In retiring from King’s, Fidler says she thinks people will remember her as “a constant, someone to answer questions and resolve issues.” She hopes she will be remembered for being available to everyone on campus.

“I have always tried to be available and if I was unable to help, I always tried to find the correct person to help. I’ve always tried to stay positive and be helpful and that is what I would want people to remember,” she says.

This sentiment is echoed by another family connection for Fidler: Tiffany Chisholm, her niece and the Purchasing Coordinator at King’s. The two have carpooled since Chisholm began at King’s 12 years ago.

Chisholm describes Fidler as “a social butterfly who got to know as many people as she could at King’s.” Chisholm says her Aunt Phyllis (although she doesn’t call her that at work, much to Fidler’s chagrin) is always interested in people’s stories, making connections and finding out how she can help people on their journey in life.

“She would reach out to whomever she knew to find ways to help you,” says Chisholm.

Dr.
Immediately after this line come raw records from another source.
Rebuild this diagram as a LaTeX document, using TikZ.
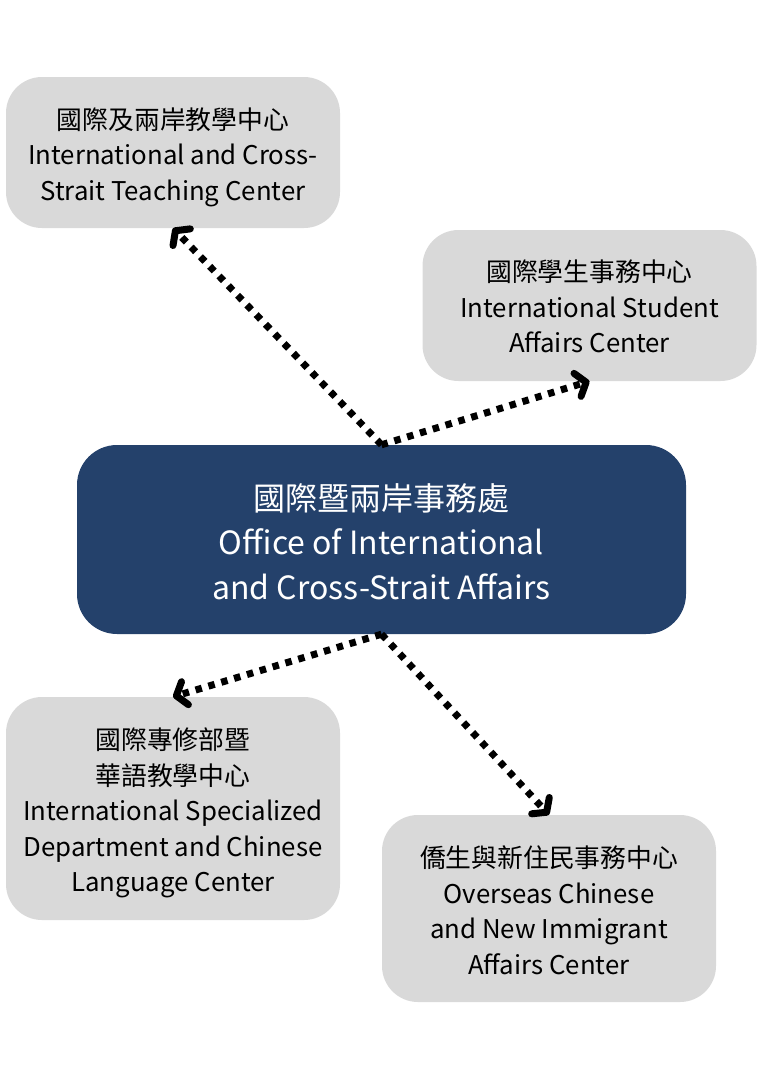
\documentclass[tikz,border=0pt]{standalone}
\usepackage{fontspec}
\setmainfont{Noto Sans CJK TC}
\usetikzlibrary{arrows.meta}
\definecolor{boxgrey}{HTML}{D9D9D9}
\definecolor{officeblue}{HTML}{24416B}
\tikzset{
	unitbox/.style={rectangle, rounded corners=36pt, fill=boxgrey, minimum width=334pt, inner sep=0pt},
	unittext/.style={align=center, inner sep=0pt, font=\fontsize{25.8}{35.5}\selectfont},
	officebox/.style={rectangle, rounded corners=40pt, fill=officeblue, minimum width=609pt, minimum height=189pt, inner sep=0pt},
	officetext/.style={align=center, inner sep=0pt, text=white, font=\fontsize{32}{44.5}\selectfont},
	link/.style={line width=7pt, dash pattern=on 6.5pt off 6.9pt, -{Straight Barb[length=9pt,width=24pt,round]}}
}
\begin{document}
\begin{tikzpicture}[x=1pt,y=-1pt]
		%%%%% START %%%%%
		\useasboundingbox (0, 0) rectangle (763, 1080);
		
		% boxes
		\node[officebox] (office) at (381.5, 539.5) {};
		\node[unitbox, minimum height=151pt] (teach) at (173, 152.5) {};
		\node[unitbox, minimum height=151pt] (student) at (589.5, 305.5) {};
		\node[unitbox, minimum height=223pt] (chinese) at (173, 808.5) {};
		\node[unitbox, minimum height=187pt] (overseas) at (549, 908.5) {};
		
		% texts
		\node[officetext] (officelabel) at ([yshift=-2pt]office.center) {國際暨兩岸事務處\\Office of International\\and Cross-Strait Affairs};
		\node[unittext] (teachlabel) at ([yshift=-4.5pt]teach.center) {國際及兩岸教學中心\\International and Cross-\\Strait Teaching Center};
		\node[unittext] (studentlabel) at ([yshift=-1pt]student.center) {國際學生事務中心\\International Student\\Affairs Center};
		\node[unittext] (chineselabel) at ([yshift=-4.5pt]chinese.center) {國際專修部暨\\華語教學中心\\International Specialized\\Department and Chinese\\Language Center};
		\node[unittext] (overseaslabel) at ([yshift=-1.5pt]overseas.center) {僑生與新住民事務中心\\Overseas Chinese\\and New Immigrant\\Affairs Center};
		
		% links
		\draw[link] (office.north) -- (teach.south);
		\draw[link] (office.north) -- (student.south);
		\draw[link] (office.south) -- (chinese.north);
		\draw[link] (office.south) -- (overseas.north);
		%%%%% END %%%%%
	\end{tikzpicture}
\end{document}
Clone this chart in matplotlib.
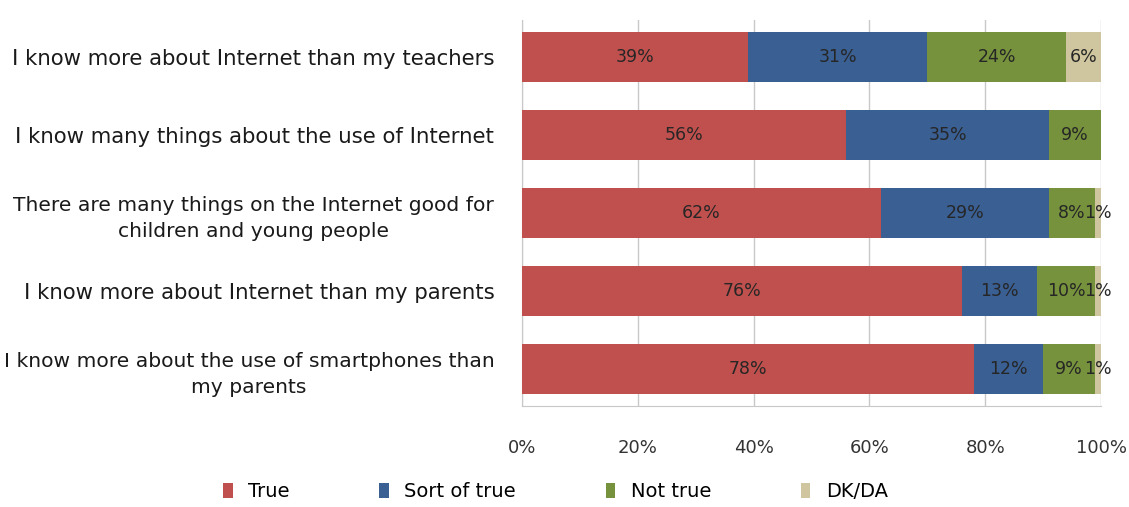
import numpy as np
import matplotlib.pyplot as plt
import matplotlib.transforms as mtransforms

categories = [
    "I know more about Internet than my teachers",
    "I know many things about the use of Internet",
    "There are many things on the Internet good for\nchildren and young people",
    "I know more about Internet than my parents",
    "I know more about the use of smartphones than\nmy parents",
]
series = ["True", "Sort of true", "Not true", "DK/DA"]
true_vals = [39, 56, 62, 76, 78]
sort_vals = [31, 35, 29, 13, 12]
not_vals = [24, 9, 8, 10, 9]
dk_vals = [6, 0, 1, 1, 1]
xticks = [0, 20, 40, 60, 80, 100]

colors = ["#C0504D", "#395F93", "#76923C", "#CFC6A0"]

fig = plt.figure(figsize=(11.29, 5.07), dpi=100)
ax = fig.add_axes([0.4624, 0.199, 0.5128, 0.7616])

y = np.arange(len(categories))
left = np.zeros(len(categories))
for name, vals, col in zip(series, [true_vals, sort_vals, not_vals, dk_vals], colors):
    vals = np.array(vals, dtype=float)
    bars = ax.barh(y, vals, left=left, height=0.64, color=col, label=name, zorder=3)
    for b, v in zip(bars, vals):
        if v > 0:
            ax.text(b.get_x() + b.get_width() / 2, b.get_y() + b.get_height() / 2,
                    f"{int(v)}%", ha="center", va="center", fontsize=12.5,
                    color="#262626", zorder=4)
    left += vals

ax.set_xlim(0, 100)
ax.set_ylim(4.47, -0.47)
ax.set_xticks(xticks)
ax.set_xticklabels([f"{t}%" for t in xticks], fontsize=13, color="#333333")
ax.set_yticks(y)
ax.set_yticklabels(categories, fontsize=15.3, color="#1a1a1a",
                   multialignment="center", linespacing=1.45)
shift = mtransforms.ScaledTranslation(0, -5 / 100, fig.dpi_scale_trans)
for lbl in ax.get_yticklabels():
    if "\n" in lbl.get_text():
        lbl.set_fontsize(14.6)
    lbl.set_transform(lbl.get_transform() + shift)
ax.tick_params(axis="both", length=0)
ax.tick_params(axis="x", pad=24)
ax.tick_params(axis="y", pad=20)
ax.grid(axis="x", color="#c8c8c8", linewidth=1, zorder=0)
for s in ["top", "right"]:
    ax.spines[s].set_visible(False)
for s in ["left", "bottom"]:
    ax.spines[s].set_color("#c8c8c8")

fig.legend(loc="center", bbox_to_anchor=(0.492, 0.03), ncol=4, frameon=False,
           fontsize=14, handlelength=0.5, handleheight=0.8, handletextpad=0.8,
           columnspacing=4.6)

plt.savefig("out.png", dpi=100)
Bruno, in speaking about her mother, says “Without you, I would not exist. Without you, I would never know King’s exists. Without you, this place, our second home together for so many years, will never be the same.”

Chisholm says that Fidler’s retirement will “leave a hole at King’s” and says Fidler will be known for the impacts she has left on many people during her time here at King’s.  

“She truly believes that the people are what make us a place to be.”